Asian and European stocks mostly sank Thursday after the US Federal Reserve signalled it was ready to hike interest rates sooner than expected to combat spiking inflation.

London stocks slid in midday deals, while Frankfurt and Paris fell heavily in early afternoon eurozone trade.

The dollar held steady as traders digested the Fed news, while oil prices continued to climb on easing supply constraints from OPEC+ crude producers.

Minutes from the Fed's latest monetary policy meeting showed that officials were confident the world's top economy was in good shape and able to absorb high borrowing costs, despite concerns over the fast-spreading Omicron coronavirus variant.

"The Federal Reserve continues to wield considerable power over global markets and its latest comments are not what investors want to hear," said AJ Bell investment director Russ Mould.

"Minutes... implied that a tight jobs market and ongoing inflation could result in a more aggressive change in monetary policy with interest rates going up sooner than expected."

- 'Markets caught off guard' -

The prospect of rising interest rates in the world's biggest economy tends to weigh on global share prices because it increases company borrowing costs and curbs consumer incomes.

CMC Markets analyst Michael Hewson said the Fed update "appears to have caught markets off guard".

Tech firms led losses across most markets Thursday following a painful sell-off in New York.

The Federal Open Market Committee has already started winding back the vast bond-buying stimulus put in place at the start of the pandemic as inflation remains stubbornly high, with the programme due to end in March.

Traders had previously expected the bank to then start lifting rates.

Now officials are ready to act, with the Fed minutes saying: "It may become warranted to increase the federal funds rate sooner or at a faster pace than participants had earlier anticipated."

The move away from massive central bank support around the world has rattled markets in recent months -- having notched up a series of records or multi-year highs on the cheap cash.

With the punch bowl being taken away, traders are in retreat, particularly those invested in tech firms, which are more susceptible to higher interest rates owing to their reliance on borrowing to fuel growth.

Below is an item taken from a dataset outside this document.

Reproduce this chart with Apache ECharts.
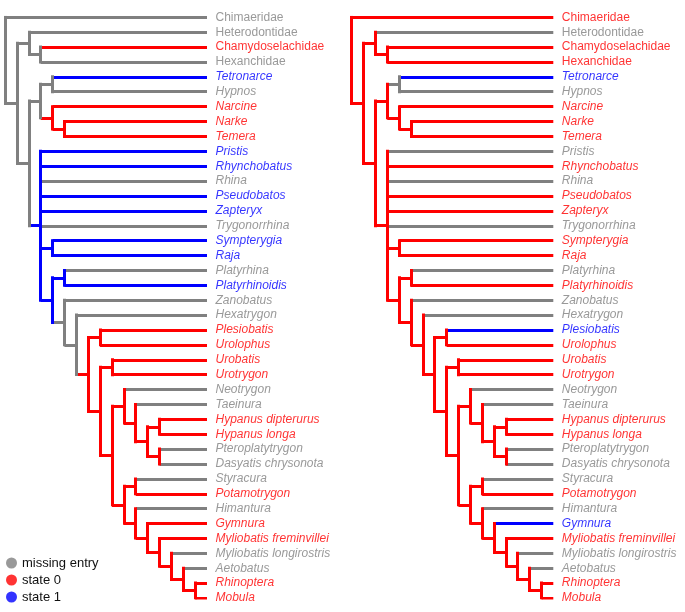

On Wall Street, the Nasdaq plunged more than three percent Wednesday, and the Dow and S&P 500 lost more than one percent after starting the week with records peaks.

Asia tracked the selling. Tokyo led losses, falling almost three percent, while Sydney was off almost as much. Shanghai, Taipei, Manila and Jakarta were also down.

On the upside, Hong Kong rallied in late trade to end up, with many of its tech firms enjoying some much-needed bargain-buying, though worries over Beijing's crackdown on the sector continued to haunt traders.

Elsewhere, bitcoin briefly dropped to a one-month low at $42,506, well down from the record near $69,000 seen in November.